▸ Required task
Your reply should be a single number: how many lines contain the string "with".

▸ Records provided
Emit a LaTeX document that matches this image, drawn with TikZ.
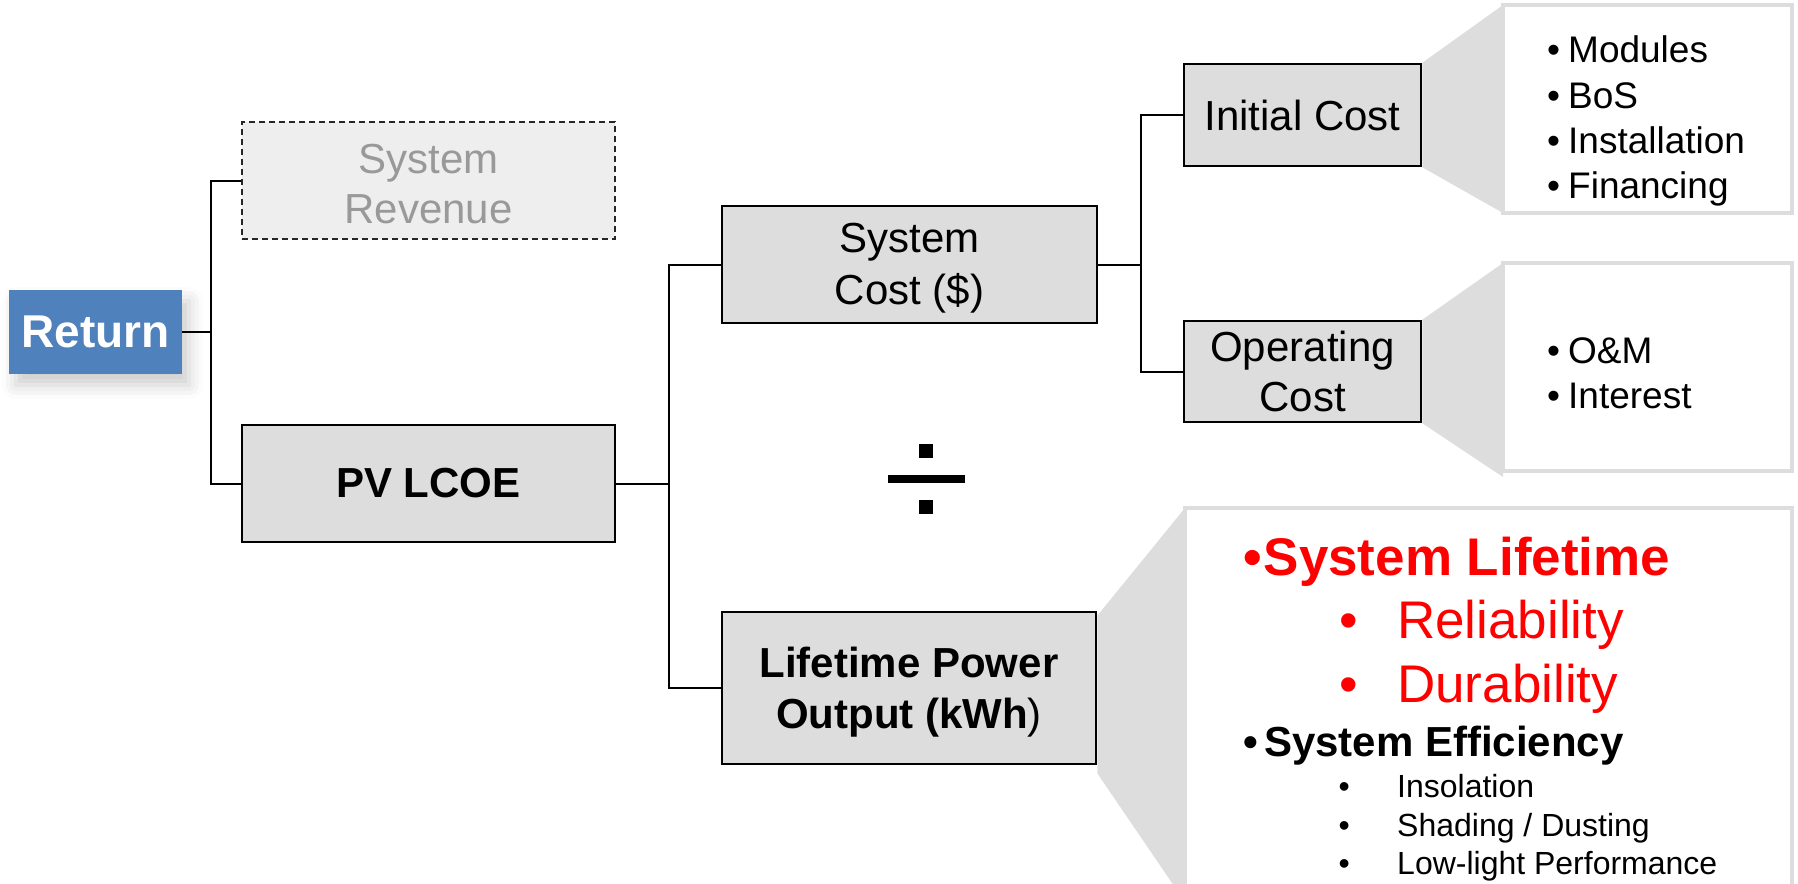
\documentclass[tikz,border=0pt]{standalone}
\usepackage{fontspec}
\setmainfont{Liberation Sans}
\usetikzlibrary{shadows.blur,calc}
\definecolor{retblue}{HTML}{4F81BD}
\definecolor{boxgray}{HTML}{DDDDDD}
\definecolor{revgray}{HTML}{EEEEEE}
\definecolor{revtext}{HTML}{999999}
\definecolor{pptred}{HTML}{FF0000}
\newcommand{\fsz}[2]{\fontsize{#1}{#2}\selectfont}
\begin{document}
\begin{tikzpicture}[x=1pt,y=-1pt,
  graybox/.style={draw=black, line width=2.5pt, fill=boxgray, inner sep=0pt, align=center, font=\fsz{42}{50}},
  listbox/.style={draw=boxgray, line width=4pt, fill=white, inner sep=0pt},
  callout/.style={fill=boxgray},
  conn/.style={line width=2pt},
  item/.style={anchor=base west, inner sep=0pt},
]
\useasboundingbox (0,0) rectangle (1798,883);

% list boxes (positions)
\node[listbox, minimum width=285pt, minimum height=204pt] (initlist) at (1647.5,109) {};
\node[listbox, minimum width=285pt, minimum height=204pt] (operlist) at (1647.5,367) {};
\node[listbox, minimum width=603pt, minimum height=390pt] (lifelist) at (1488.5,705) {};

% boxes
\node[fill=retblue, minimum width=173pt, minimum height=84pt, inner sep=0pt, text=white, font=\fsz{46}{50}\bfseries,
  blur shadow={shadow xshift=7pt, shadow yshift=-11pt, shadow blur radius=14pt, shadow opacity=20}] (ret) at (95.5,332) {Return};
\node[graybox, draw=black!85, dashed, dash pattern=on 6pt off 4pt, line width=2pt, fill=revgray, text=revtext,
  minimum width=373pt, minimum height=117pt] (rev) at (428.5,180.5) {\rule{0pt}{36pt}System\\Revenue};
\node[graybox, minimum width=373pt, minimum height=117pt, font=\fsz{42}{50}\bfseries] (lcoe) at (428.5,483.5) {PV LCOE};
\node[graybox, minimum width=375pt, minimum height=117pt, font=\fsz{42}{52}] (syscost) at (909.5,264.5) {System\\Cost \smash{(\$)}};
\node[graybox, minimum width=237pt, minimum height=102pt] (init) at (1302.5,115) {Initial Cost};
\node[graybox, minimum width=237pt, minimum height=101pt] (oper) at (1302.5,371.5) {Operating\\Cost};
\node[graybox, minimum width=374pt, minimum height=152pt, font=\fsz{42}{51}] (life) at (909,688) {{\bfseries Lifetime Power}\\\smash{\textbf{Output (kWh})}};

% callout wedges
\fill[callout] (init.north east) -- (initlist.north west) -- (initlist.south west) -- (init.south east) -- cycle;
\fill[callout] (oper.north east) -- (operlist.north west) -- ($(operlist.south west)+(0,6)$) -- (oper.south east) -- cycle;
\fill[callout] ($(life.north east)+(0,5)$) -- (lifelist.north west) -- (lifelist.south west) -- ($(life.south east)+(0,8)$) -- cycle;
% list boxes drawn over the wedges
\draw[draw=boxgray, line width=4pt, fill=white] (initlist.north west) rectangle (initlist.south east);
\draw[draw=boxgray, line width=4pt, fill=white] (operlist.north west) rectangle (operlist.south east);
\draw[draw=boxgray, line width=4pt, fill=white] (lifelist.north west) rectangle (lifelist.south east);

% connectors
\draw[conn] (ret.east) -- ++(29,0) |- (rev.west);
\draw[conn] (ret.east) -- ++(29,0) |- (lcoe.west);
\draw[conn] (lcoe.east) -- ++(53,0) |- (syscost.west);
\draw[conn] (lcoe.east) -- ++(53,0) |- (life.west);
\draw[conn] (syscost.east) -- ++(43,0) |- (init.west);
\draw[conn] (syscost.east) -- ++(43,0) |- (oper.west);

% divide sign
\fill (919,444) rectangle (933,458);
\fill (888,475) rectangle (965,483);
\fill (919,500) rectangle (933,514);

% initial / operating cost lists
\begin{scope}[font=\fsz{37}{45}]
\node[item] (m1) at (1547,63) {\makebox[21pt][l]{•}Modules};
\node[item] (m2) at (1547,108) {\makebox[21pt][l]{•}BoS};
\node[item] (m3) at (1547,153) {\makebox[21pt][l]{•}Installation};
\node[item] (m4) at (1547,198) {\makebox[21pt][l]{•}Financing};
\node[item] (o1) at (1547,363) {\makebox[21pt][l]{•}O\&M};
\node[item] (o2) at (1547,408) {\makebox[21pt][l]{•}Interest};
\end{scope}

% lifetime list
\node[item, text=pptred, font=\fsz{53}{60}\bfseries] (l1) at (1243,575) {\makebox[20.5pt][l]{•}System Lifetime};
\node[item, text=pptred, font=\fsz{53}{60}] (l2) at (1339,638) {\makebox[58pt][l]{•}Reliability};
\node[item, text=pptred, font=\fsz{53}{60}] (l3) at (1339,702) {\makebox[58pt][l]{•}Durability};
\node[item, font=\fsz{42}{50}\bfseries] (l4) at (1243,756) {\makebox[21pt][l]{•}System Efficiency};
\node[item, font=\fsz{32}{38}] (l5) at (1338.5,797) {\makebox[58.5pt][l]{•}Insolation};
\node[item, font=\fsz{32}{38}] (l6) at (1338.5,836) {\makebox[58.5pt][l]{•}Shading / Dusting};
\node[item, font=\fsz{32}{38}] (l7) at (1338.5,874) {\makebox[58.5pt][l]{•}Low-light Performance};
\end{tikzpicture}
\end{document}
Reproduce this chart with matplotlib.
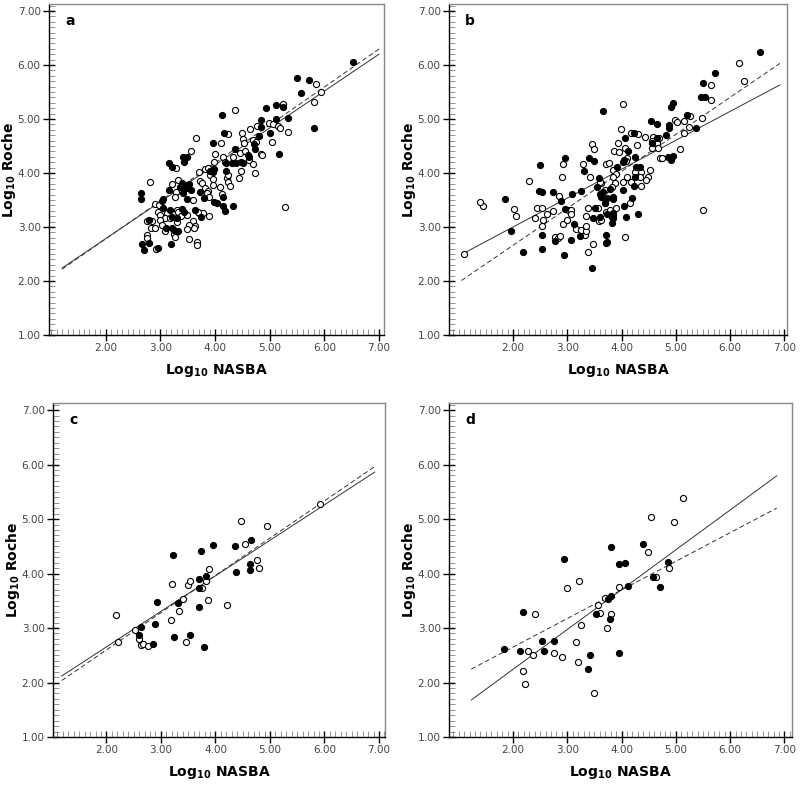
import matplotlib
matplotlib.use("Agg")
import numpy as np
from matplotlib import pyplot as plt
from matplotlib.ticker import MultipleLocator, FormatStrFormatter

plt.rcParams["font.family"] = ["DejaVu Sans"]

# panel a
a_filled_x = [6.52, 5.50, 5.72, 5.57, 5.81, 4.93, 5.11, 5.24, 5.33, 4.13, 4.84, 5.11, 4.84, 4.16,
              5.00, 4.80, 4.71, 4.73, 4.36, 4.47, 4.51, 4.60, 4.62, 5.17, 4.20, 4.14, 4.14, 4.18,
              4.33, 3.96, 3.91, 3.96, 3.98, 4.20, 4.31, 4.38, 3.80, 3.72, 3.49, 3.56, 3.47, 3.98,
              4.03, 3.63, 3.74, 3.16, 3.21, 3.41, 3.49, 3.43, 3.39, 3.52, 3.16, 3.36, 3.41, 2.65,
              2.65, 3.05, 3.03, 3.05, 3.18, 3.39, 3.43, 3.30, 3.21, 2.79, 3.10, 3.21, 3.25, 3.32,
              2.66, 2.79, 2.70, 3.19, 2.96]
a_filled_y = [6.06, 5.76, 5.72, 5.48, 4.83, 5.20, 5.26, 5.22, 5.02, 5.07, 4.98, 5.00, 4.85, 4.74,
              4.74, 4.69, 4.54, 4.44, 4.44, 4.20, 4.19, 4.33, 4.30, 4.35, 4.04, 3.56, 3.39, 3.30,
              3.39, 4.56, 4.04, 4.02, 4.07, 4.19, 4.19, 4.19, 3.54, 3.65, 3.52, 3.69, 3.72, 3.46,
              3.44, 3.31, 3.19, 4.19, 4.11, 4.30, 4.30, 4.20, 3.81, 3.80, 3.69, 3.74, 3.63, 3.63,
              3.52, 3.52, 3.48, 3.35, 3.31, 3.33, 3.28, 3.17, 3.19, 3.13, 2.98, 2.98, 2.94, 2.93,
              2.69, 2.70, 2.57, 2.69, 2.61]
a_open_x = [5.85, 5.94, 5.81, 5.24, 4.36, 4.99, 5.06, 5.15, 5.19, 4.77, 4.64, 5.33, 4.49, 4.24,
            4.51, 4.53, 4.69, 4.75, 5.04, 4.46, 4.55, 4.33, 4.14, 4.18, 4.84, 4.86, 4.62, 4.69,
            4.73, 4.47, 4.44, 4.22, 4.24, 4.27, 4.09, 4.13, 5.28, 4.11, 3.65, 3.56, 4.00, 3.98,
            3.82, 3.87, 3.71, 3.91, 3.96, 3.72, 3.76, 3.82, 3.87, 3.96, 4.24, 3.85, 3.89, 3.60,
            3.71, 3.78, 3.89, 2.81, 3.21, 3.32, 3.29, 3.29, 2.90, 2.97, 2.96, 3.43, 3.27, 3.12,
            3.30, 3.32, 3.38, 3.49, 2.99, 3.08, 3.18, 3.69, 2.76, 2.85, 2.99, 3.30, 3.60, 3.63,
            3.61, 3.52, 3.49, 2.83, 2.90, 3.03, 3.08, 3.25, 3.27, 2.76, 2.76, 3.52, 3.67, 3.67,
            2.92]
a_open_y = [5.65, 5.50, 5.31, 5.28, 5.17, 4.93, 4.91, 4.87, 4.83, 4.87, 4.81, 4.76, 4.74, 4.72,
            4.63, 4.56, 4.61, 4.57, 4.57, 4.37, 4.41, 4.30, 4.30, 4.20, 4.35, 4.33, 4.24, 4.17,
            4.00, 4.04, 3.91, 3.91, 3.83, 3.76, 3.74, 3.61, 3.37, 4.56, 4.65, 4.41, 4.35, 4.20,
            4.07, 4.09, 4.02, 3.96, 3.89, 3.85, 3.81, 3.72, 3.67, 3.78, 3.96, 3.63, 3.56, 3.50,
            3.26, 3.26, 3.20, 3.83, 3.80, 3.87, 4.09, 3.65, 3.43, 3.41, 3.28, 3.70, 3.56, 3.26,
            3.31, 3.28, 3.20, 3.22, 3.22, 3.17, 3.17, 3.28, 3.11, 3.11, 3.13, 3.09, 3.11, 3.02,
            2.98, 3.04, 2.96, 2.98, 2.98, 3.04, 2.93, 2.87, 2.81, 2.85, 2.80, 2.78, 2.72, 2.67,
            2.59]

# panel b
b_filled_x = [1.85, 1.96, 2.19, 2.49, 2.48, 2.53, 2.54, 2.54, 2.73, 2.88, 2.96, 2.78, 2.94, 2.96,
              3.08, 3.07, 3.13, 3.25, 3.31, 3.24, 3.40, 3.50, 3.48, 3.51, 3.55, 3.60, 3.58, 3.45,
              3.63, 3.60, 3.73, 3.85, 3.84, 3.82, 3.69, 3.71, 3.72, 3.74, 3.85, 4.08, 4.05, 4.02,
              6.55, 5.73, 5.51, 5.46, 5.53, 4.94, 4.92, 3.66, 5.21, 4.54, 4.65, 4.88, 4.87, 5.37,
              4.82, 4.23, 4.06, 4.65, 4.57, 4.86, 4.91, 4.94, 4.12, 4.25, 4.02, 4.05, 3.91, 4.34,
              4.26, 4.25, 4.23, 3.79, 3.66, 3.73, 3.69, 3.85, 4.20, 3.85, 3.82, 4.30]
b_filled_y = [3.51, 2.93, 2.54, 4.15, 3.67, 3.64, 2.85, 2.59, 3.64, 3.49, 4.27, 2.74, 2.49, 3.33,
              3.61, 2.76, 3.06, 3.67, 4.04, 2.84, 4.27, 4.23, 3.16, 3.36, 3.75, 3.62, 3.90, 2.25,
              3.55, 3.19, 3.24, 3.22, 3.16, 3.07, 3.44, 2.86, 2.70, 2.72, 3.56, 3.19, 3.39, 3.69,
              6.25, 5.86, 5.66, 5.40, 5.41, 5.29, 5.23, 5.14, 5.07, 4.96, 4.90, 4.89, 4.84, 4.83,
              4.70, 4.75, 4.65, 4.64, 4.55, 4.30, 4.25, 4.31, 4.41, 4.29, 4.20, 4.24, 4.12, 4.12,
              4.11, 3.92, 3.76, 3.70, 3.65, 3.53, 3.45, 3.51, 3.54, 3.26, 3.18, 3.24]
b_open_x = [1.09, 1.44, 1.39, 2.02, 2.05, 2.29, 2.44, 2.53, 2.40, 2.56, 2.54, 2.62, 2.73, 2.84,
            2.90, 2.93, 2.77, 2.82, 2.86, 2.92, 3.00, 3.01, 3.06, 3.07, 3.17, 3.26, 3.29, 3.32,
            3.35, 3.34, 3.34, 3.39, 3.45, 3.49, 3.42, 3.57, 3.63, 3.69, 3.48, 3.39, 3.59, 3.63,
            3.72, 3.79, 3.71, 3.77, 3.90, 4.06, 6.17, 6.26, 5.64, 5.65, 4.03, 5.26, 5.16, 5.25,
            5.48, 4.98, 5.02, 5.16, 3.99, 4.17, 4.30, 4.44, 4.58, 4.69, 4.57, 4.65, 4.56, 4.28,
            3.94, 4.67, 4.71, 4.74, 5.08, 3.87, 3.95, 4.06, 4.11, 4.08, 4.52, 4.49, 4.45, 4.35,
            4.28, 4.35, 4.34, 4.25, 4.11, 4.17, 3.85, 3.89, 3.84, 4.03, 3.88, 3.82, 3.60, 4.16,
            5.51]
b_open_y = [2.50, 3.39, 3.47, 3.33, 3.21, 3.86, 3.36, 3.36, 3.16, 3.13, 3.01, 3.24, 3.30, 3.58,
            3.93, 4.17, 2.82, 2.79, 2.83, 3.05, 3.13, 3.31, 3.31, 3.24, 2.96, 2.94, 4.17, 2.85,
            2.93, 3.01, 3.21, 3.35, 4.54, 4.44, 3.93, 3.36, 3.81, 3.69, 2.68, 2.53, 3.11, 3.13,
            3.28, 3.31, 4.17, 4.18, 3.36, 2.82, 6.03, 5.71, 5.63, 5.36, 5.28, 5.06, 4.97, 4.86,
            5.01, 4.98, 4.95, 4.75, 4.81, 4.75, 4.72, 4.67, 4.67, 4.64, 4.59, 4.55, 4.46, 4.52,
            4.55, 4.46, 4.28, 4.28, 4.44, 4.41, 4.39, 4.46, 4.28, 4.23, 4.06, 3.93, 3.87, 3.76,
            4.06, 4.01, 3.93, 4.02, 3.93, 3.84, 4.06, 3.98, 3.93, 3.84, 3.81, 3.75, 3.84, 3.45,
            3.31]

# panel c
c_filled_x = [2.63, 2.59, 2.86, 2.90, 2.92, 3.23, 3.24, 3.31, 3.54, 3.69, 3.70, 3.70, 3.74, 3.83,
              3.79, 3.96, 4.36, 4.38, 4.65, 4.64, 4.64]
c_filled_y = [3.02, 2.87, 2.70, 3.08, 3.48, 4.34, 2.83, 3.46, 2.88, 3.74, 3.90, 3.38, 4.42, 3.95,
              2.66, 4.53, 4.50, 4.03, 4.62, 4.18, 4.06]
c_open_x = [2.17, 2.21, 2.52, 2.60, 2.63, 2.68, 2.77, 3.21, 3.18, 3.34, 3.41, 3.49, 3.54, 3.46,
            3.75, 3.82, 3.89, 3.86, 4.22, 4.46, 4.55, 4.77, 4.80, 4.95, 5.91]
c_open_y = [3.24, 2.74, 2.96, 2.80, 2.68, 2.71, 2.67, 3.81, 3.15, 3.32, 3.53, 3.79, 3.86, 2.75,
            3.73, 3.87, 4.08, 3.51, 3.43, 4.97, 4.55, 4.24, 4.10, 4.88, 5.28]

# panel d
d_filled_x = [1.83, 2.12, 2.18, 2.54, 2.57, 2.75, 2.93, 3.42, 3.38, 3.53, 3.75, 3.80, 3.79, 3.81,
              3.95, 3.96, 4.06, 4.12, 4.39, 4.57, 4.70, 4.85]
d_filled_y = [2.61, 2.58, 3.29, 2.77, 2.58, 2.77, 4.27, 2.50, 2.25, 3.26, 3.54, 3.59, 3.16, 4.48,
              2.54, 4.17, 4.20, 3.78, 4.54, 3.93, 3.75, 4.21]
d_open_x = [2.19, 2.22, 2.28, 2.37, 2.40, 2.75, 2.90, 2.99, 3.22, 3.16, 3.20, 3.26, 3.50, 3.57,
            3.61, 3.70, 3.73, 3.81, 3.95, 4.49, 4.55, 4.63, 4.88, 4.96, 5.13]
d_open_y = [2.21, 1.98, 2.57, 2.50, 3.26, 2.54, 2.46, 3.74, 3.87, 2.74, 2.38, 3.06, 1.81, 3.43,
            3.28, 3.56, 3.00, 3.25, 3.75, 4.39, 5.04, 3.94, 4.11, 4.95, 5.39]

# fitted lines: intercept, slope, x start, x end
fits = {
    "a": {"solid": (1.42, 0.683), "dashed": (1.376, 0.703), "span": (1.2, 7.0)},
    "b": {"solid": (1.93, 0.535), "dashed": (1.29, 0.685), "span": (1.05, 6.92)},
    "c": {"solid": (1.35, 0.652), "dashed": (1.23, 0.684), "span": (1.18, 6.92)},
    "d": {"solid": (0.78, 0.731), "dashed": (1.60, 0.525), "span": (1.23, 6.86)},
}

panels = {
    "a": (a_filled_x, a_filled_y, a_open_x, a_open_y),
    "b": (b_filled_x, b_filled_y, b_open_x, b_open_y),
    "c": (c_filled_x, c_filled_y, c_open_x, c_open_y),
    "d": (d_filled_x, d_filled_y, d_open_x, d_open_y),
}

W, H = 800, 791
# pixel boxes: left, top, right, bottom
boxes = {
    "a": (49, 4, 384, 335),
    "b": (449, 4, 787, 335),
    "c": (53, 403, 385, 737),
    "d": (449, 403, 792, 737),
}
xlims = {"a": (0.96, 7.09), "b": (0.82, 7.05), "c": (1.02, 7.11), "d": (0.82, 7.14)}

fig = plt.figure(figsize=(W / 100, H / 100), dpi=100)

for name, (l, t, r, b) in boxes.items():
    ax = fig.add_axes([l / W, 1 - b / H, (r - l) / W, (b - t) / H])
    fx, fy, ox, oy = panels[name]
    fit = fits[name]
    xs = np.array(fit["span"])
    ic, sl = fit["solid"]
    ax.plot(xs, ic + sl * xs, color="#333333", lw=0.7, zorder=1)
    ic, sl = fit["dashed"]
    ax.plot(xs, ic + sl * xs, color="#333333", lw=0.7, ls=(0, (5, 3)), zorder=1)
    ax.plot(ox, oy, "o", ms=4.4, mfc="white", mec="black", mew=0.8, ls="none", zorder=2)
    ax.plot(fx, fy, "o", ms=4.4, mfc="black", mec="black", mew=0.8, ls="none", zorder=3)

    ax.set_xlim(*xlims[name])
    ax.set_ylim(1.0, 7.13)
    ax.set_xticks(np.arange(2, 8))
    ax.set_yticks(np.arange(1, 8))
    ax.xaxis.set_minor_locator(MultipleLocator(0.1))
    ax.yaxis.set_minor_locator(MultipleLocator(0.1))
    ax.xaxis.set_major_formatter(FormatStrFormatter("%.2f"))
    ax.yaxis.set_major_formatter(FormatStrFormatter("%.2f"))
    ax.tick_params(which="major", direction="inout", length=8, width=1.0,
                   labelsize=7.5, labelcolor="#444444", pad=2)
    ax.tick_params(which="minor", direction="in", length=4, width=0.5, color="#666666")
    for side in ("left", "bottom"):
        ax.spines[side].set_linewidth(1.0)
        ax.spines[side].set_color("black")
    for side in ("top", "right"):
        ax.spines[side].set_linewidth(1.0)
        ax.spines[side].set_color("#888888")

    ax.set_xlabel(r"Log$_{\mathbf{10}}$ NASBA", fontsize=10, fontweight="bold", labelpad=6)
    ax.set_ylabel(r"Log$_{\mathbf{10}}$ Roche", fontsize=10, fontweight="bold")
    ax.yaxis.set_label_coords(-31 / (r - l), 0.5)
    ax.text(0.063, 0.948, name, transform=ax.transAxes, fontsize=10, fontweight="bold",
            ha="center", va="center")

fig.savefig("out.png", dpi=100)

▸ Result
2